Karten-, Brett- und Würfelspiele erfreuen sich mitten in digitalen Zocker-Zeiten enormer Beliebtheit. Das zeigt sich zur Spiel ’18 in Essen, der am Donnerstag startenden weltgrößten Publikumsmesse für Gesellschaftsspiele.
Gefragt sind Party- und Aktionsspiele, Varianten mit Würfeln und Karten, Angebote für Familien, Kinder und – recht neu – auch für junge Erwachsene, sagt Hermann Hutter vom Branchenverband Spieleverlage am Mittwoch. VR-Brille und Controller bleiben dann liegen, Laptop, Playstation und Computer aus. Bildschirmpause. Ein «goldenes Zeitalter» für analoge Spiele sieht die Branche.
Früher sei man als spielender Erwachsener oft als sonderbar belächelt worden, sagt Dominique Metzler vom Friedhelm Merz Verlag, der die intenationale Messe veranstaltet. Dann habe sich ein Bewusstseinswandel vollzogen, das Spielen sei nun breit akzeptiertes, gefragtes Hobby. In der analogen Community sind die jungen Erwachsenen ab 16 Jahre aufwärts relativ neu, beobachtet Hutter. Was dort früher oft als «unpopulär und unsexy» galt, sei heute starker Trend, auch häufig in Studentenkreisen.
Warum spielen die Menschen, Alt und Jung, so gerne? «Unsere Kultur ist ohne gar nicht denkbar. Wie Lesen und Sprechen gehört auch das Spielen zu unseren Ausdrucksmöglichkeiten, ist eine Kulturtechnik», sagt Olaf Zimmermann, Geschäftsführer des Deutschen Kulturrats. Und: «Es gibt wenige Orte, wo wir unsere Emotionen so rauslassen dürfen.» Ärgern, jubeln, schreien, lauthals lachen – alles erlaubt.
Ein weiterer Faktor: Egal, ob man Karten kloppt, die Würfel fallen lässt, in eine Fantasy-Welt eintaucht, Kriminalfälle löst oder eine aztekische Tempelstadt ausbaut – häufig ist das Glück mit von der Partie. Wissen und Können allein entscheiden nicht. «Der Zufall spielt mit, man muss nicht studiert haben, um zu gewinnen, das macht das Spielen auch demokratisch», sagt Zimmermann. Positiv sei, dass die Leute wieder zusammen spielen wollten. Gemeinschaft, Wir-Gefühl, die Fähigkeit, sich zu integrieren, Teams zu bilden, Wertschätzung – alles nicht zu unterschätzen.

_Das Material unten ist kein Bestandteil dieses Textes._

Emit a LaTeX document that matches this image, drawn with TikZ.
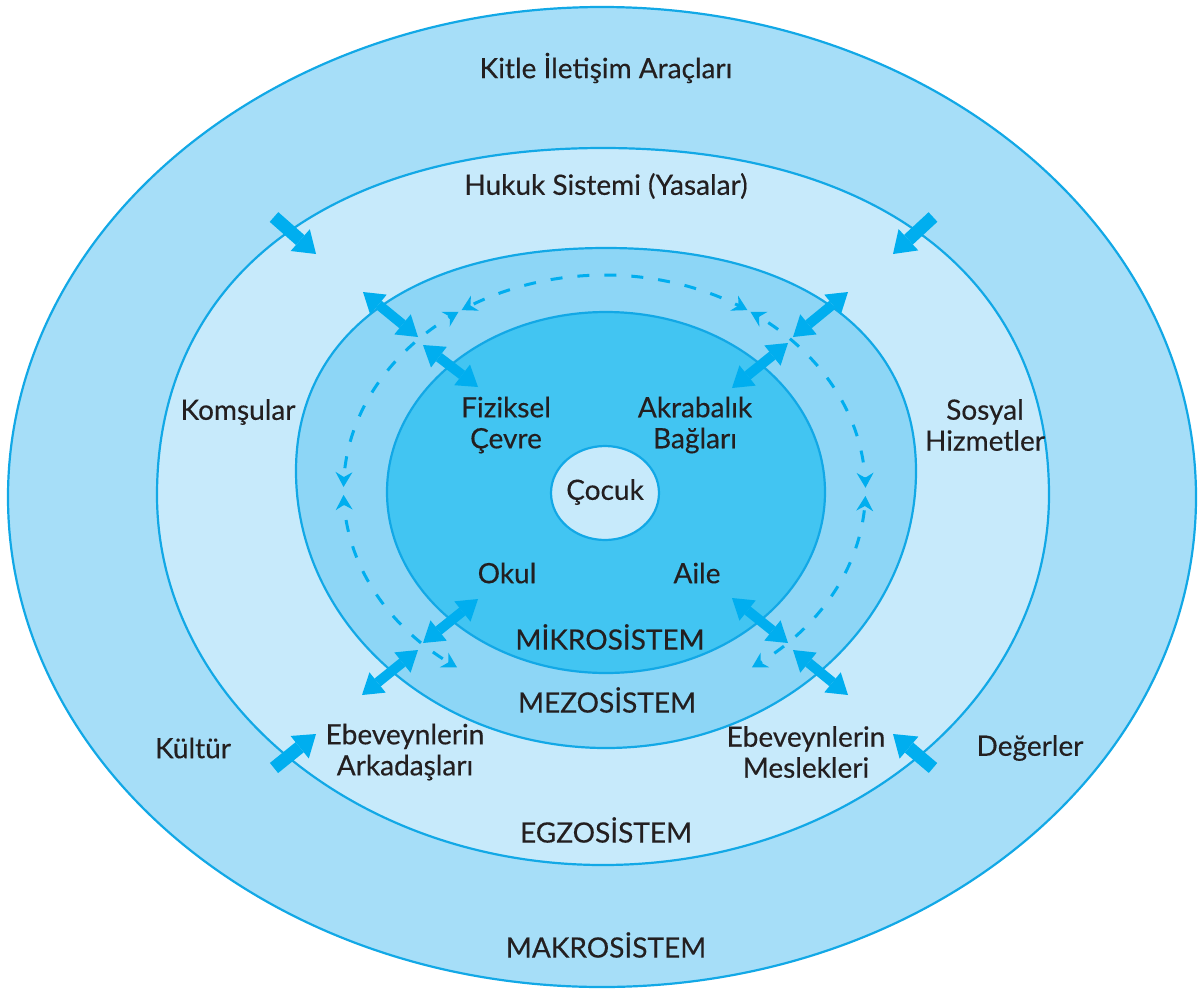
\documentclass[tikz,border=0pt]{standalone}
\usepackage{fontspec}
\setmainfont{Lato}
\newfontfamily\lblfont{Lato}[FakeBold=0.35]
\usetikzlibrary{arrows.meta}
\definecolor{makro}{HTML}{A6DEF8}
\definecolor{egzo}{HTML}{C7EAFB}
\definecolor{mezo}{HTML}{8DD6F6}
\definecolor{mikro}{HTML}{42C5F2}
\definecolor{edge}{HTML}{12A8E6}
\definecolor{arrowblue}{HTML}{00AEEF}
\definecolor{txt}{HTML}{231F20}
% cx, yc, rx, ry-top, ry-bottom, k-top, k-bottom
\newcommand{\ringpath}[7]{(#1+#3,#2) .. controls (#1+#3,#2-#6*#4) and (#1+#6*#3,#2-#4) .. (#1,#2-#4) .. controls (#1-#6*#3,#2-#4) and (#1-#3,#2-#6*#4) .. (#1-#3,#2) .. controls (#1-#3,#2+#7*#5) and (#1-#7*#3,#2+#5) .. (#1,#2+#5) .. controls (#1+#7*#3,#2+#5) and (#1+#3,#2+#7*#5) .. (#1+#3,#2) -- cycle}
\tikzset{
  ringline/.style={draw=edge, line width=2.2pt},
  lbl/.style={text=txt, align=center, inner sep=0pt, font=\lblfont\fontsize{28}{31}\selectfont},
  fatarr/.style={draw=arrowblue, line width=10pt,
    {Triangle[width=26pt,length=20pt,line width=0pt]}-{Triangle[width=26pt,length=20pt,line width=0pt]}},
  onearr/.style={draw=arrowblue, line width=13pt,
    -{Triangle[width=29pt,length=21pt,line width=0pt]}},
  dasharc/.style={draw=arrowblue, line width=3pt, dash pattern=on 12pt off 15pt,
    {Stealth[length=15pt,width=17pt,inset=5pt,line width=0pt]}-{Stealth[length=15pt,width=17pt,inset=5pt,line width=0pt]}}
}
\begin{document}
\begin{tikzpicture}[x=1pt,y=-1pt]
\useasboundingbox (0,0) rectangle (1203,989);
\fill[white] (0,0) rectangle (1203,989);
% rings
\fill[makro, ringline] \ringpath{602}{497}{594}{490}{490}{0.5523}{0.5523};
\fill[egzo, ringline] \ringpath{603}{495}{446}{347}{370}{0.62}{0.5523};
\fill[mezo, ringline] \ringpath{606}{471}{310}{223}{277}{0.62}{0.5523};
% dashed arcs
\draw[dasharc] plot[domain=56.8:123.2, samples=50] ({604.5+261*cos(\x)},{490-215*sin(\x)});
\draw[dasharc] plot[domain=124.0:179.2, samples=50] ({604.5+261*cos(\x)},{490-215*sin(\x)});
\draw[dasharc] plot[domain=181.3:235.6, samples=50] ({604.5+261*cos(\x)},{490-215*sin(\x)});
\draw[dasharc] plot[domain=0.6:56.0, samples=50] ({604.5+261*cos(\x)},{490-215*sin(\x)});
\draw[dasharc] plot[domain=-55.6:-1.6, samples=50] ({604.5+261*cos(\x)},{490-215*sin(\x)});
\fill[mikro, ringline] \ringpath{606}{492}{219}{180}{181}{0.5523}{0.5523};
\fill[egzo, ringline] \ringpath{605}{493}{54}{47}{47}{0.5523}{0.5523};
% arrow end points
\coordinate (tl1a) at (363,292); \coordinate (tl1b) at (418,337);
\coordinate (tl2a) at (423,345); \coordinate (tl2b) at (478,387);
\coordinate (tr1a) at (848,292); \coordinate (tr1b) at (793,337);
\coordinate (tr2a) at (788,343); \coordinate (tr2b) at (732,388);
\coordinate (bl1a) at (478,599); \coordinate (bl1b) at (423,643);
\coordinate (bl2a) at (418,650); \coordinate (bl2b) at (362,695);
\coordinate (br1a) at (732,598); \coordinate (br1b) at (788,643);
\coordinate (br2a) at (793,650); \coordinate (br2b) at (848,695);
\coordinate (s1a) at (274,217); \coordinate (s1b) at (316,254);
\coordinate (s2a) at (933,217); \coordinate (s2b) at (893,254);
\coordinate (s3a) at (274,768); \coordinate (s3b) at (316,734);
\coordinate (s4a) at (933,768); \coordinate (s4b) at (893,734);
\draw[fatarr] (tl1a) -- (tl1b);
\draw[fatarr] (tl2a) -- (tl2b);
\draw[fatarr] (tr1a) -- (tr1b);
\draw[fatarr] (tr2a) -- (tr2b);
\draw[fatarr] (bl1a) -- (bl1b);
\draw[fatarr] (bl2a) -- (bl2b);
\draw[fatarr] (br1a) -- (br1b);
\draw[fatarr] (br2a) -- (br2b);
\draw[onearr] (s1a) -- (s1b);
\draw[onearr] (s2a) -- (s2b);
\draw[onearr] (s3a) -- (s3b);
\draw[onearr] (s4a) -- (s4b);
% labels
\node[lbl] (kitle) at (606,68) {Kitle İletişim Araçları};
\node[lbl] (hukuk) at (606,186) {Hukuk Sistemi (Yasalar)};
\node[lbl] (komsu) at (238,412) {Komşular};
\node[lbl] (sosyal) at (985,425) {Sosyal\\Hizmetler};
\node[lbl] (fiz) at (506,425) {Fiziksel\\Çevre};
\node[lbl] (akr) at (695,425) {Akrabalık\\Bağları};
\node[lbl] (cocuk) at (605,492) {Çocuk};
\node[lbl] (okul) at (507,573) {Okul};
\node[lbl] (aile) at (697,573) {Aile};
\node[lbl] (mikrot) at (610,637) {MİKROSİSTEM};
\node[lbl] (mezot) at (607,700) {MEZOSİSTEM};
\node[lbl] (kultur) at (193,748) {Kültür};
\node[lbl] (eark) at (405,752) {Ebeveynlerin\\Arkadaşları};
\node[lbl] (emes) at (806,752) {Ebeveynlerin\\Meslekleri};
\node[lbl] (deger) at (1030,748) {Değerler};
\node[lbl] (egzot) at (606,830) {EGZOSİSTEM};
\node[lbl] (makrot) at (606,945) {MAKROSİSTEM};
\end{tikzpicture}
\end{document}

Analoge Spiele «bieten eine soziale Interaktion, die digitale Spiele nicht bieten können», findet Hutter. Zwar falle der digitale Games-Markt mit rund zwei Milliarden Umsatz ungefähr viermal so groß aus wie bei der analogen Schwester. Deren Wert aber mit Blick auf die positiven Folgen für die Gesellschaft – Rücksichtnahme, Vertrauen, Einfühlungsvermögen – werde nicht fair anerkannt.
Spiele können geistig herausfordern, Konzentration und Interesse bei Kindern fördern oder auch die Fingerfertigkeit trainieren, sagen Experten. Quiz-Partyspiele vermitteln zudem Wissen. Zentral bleibe aber das Vergnügen, sagt auch der Kulturrat. Zimmermann: «Lernen ist eher ein positiver Kollateralschaden des Spielens.»
Was kommt neu auf den Spieltisch? Generell stehen kooperative Varianten hoch im Kurs – also: Alle treten zusammen gegen das Spiel an. Unter den 1400 Neuheiten der 1150 Anbieter aus 50 Ländern – ein Rekord – wird als erstes «Unique Game» in Essen «Discover» präsentiert: In jeder Schachtel fallen einige Komponenten unterschiedlich aus – es ist zwar dasselbe Spiel, aber jeweils in einzigartiger Variante.
Als besonders innovativ wird «Cool Runnings» gekürt, ein Laufspiel mit Eiswürfeln. Sind sie geschmolzen, heißt es «game over». Den «Deutschen Spiele Preis 2018» erhält in der Kategorie Familie-Erwachsene das Taktikspiel «Azul». In der Klasse Kinderspiel gewinnt «Memoarrr!», eine Schatzsuche nach Memory-Art.
Mehr als 180.000 Spielefans werden bis Sonntag in Essen erwartet. In analoge Spieler und digitale Gamer zu unterteilen, wird von manchen als künstlich und inzwischen auch überholt angesehen. Viele Menschen bewegten sich in beiden Spielewelten, sagt Zimmermann. Dass analoge Spiele von der elektronischen Konkurrenz irgendwann verdrängt werden – wie häufig prognostiziert – sei nicht zu befürchten, sagt er. Und: «Die Menschen werden immer spielen. Das wird nie aussterben.»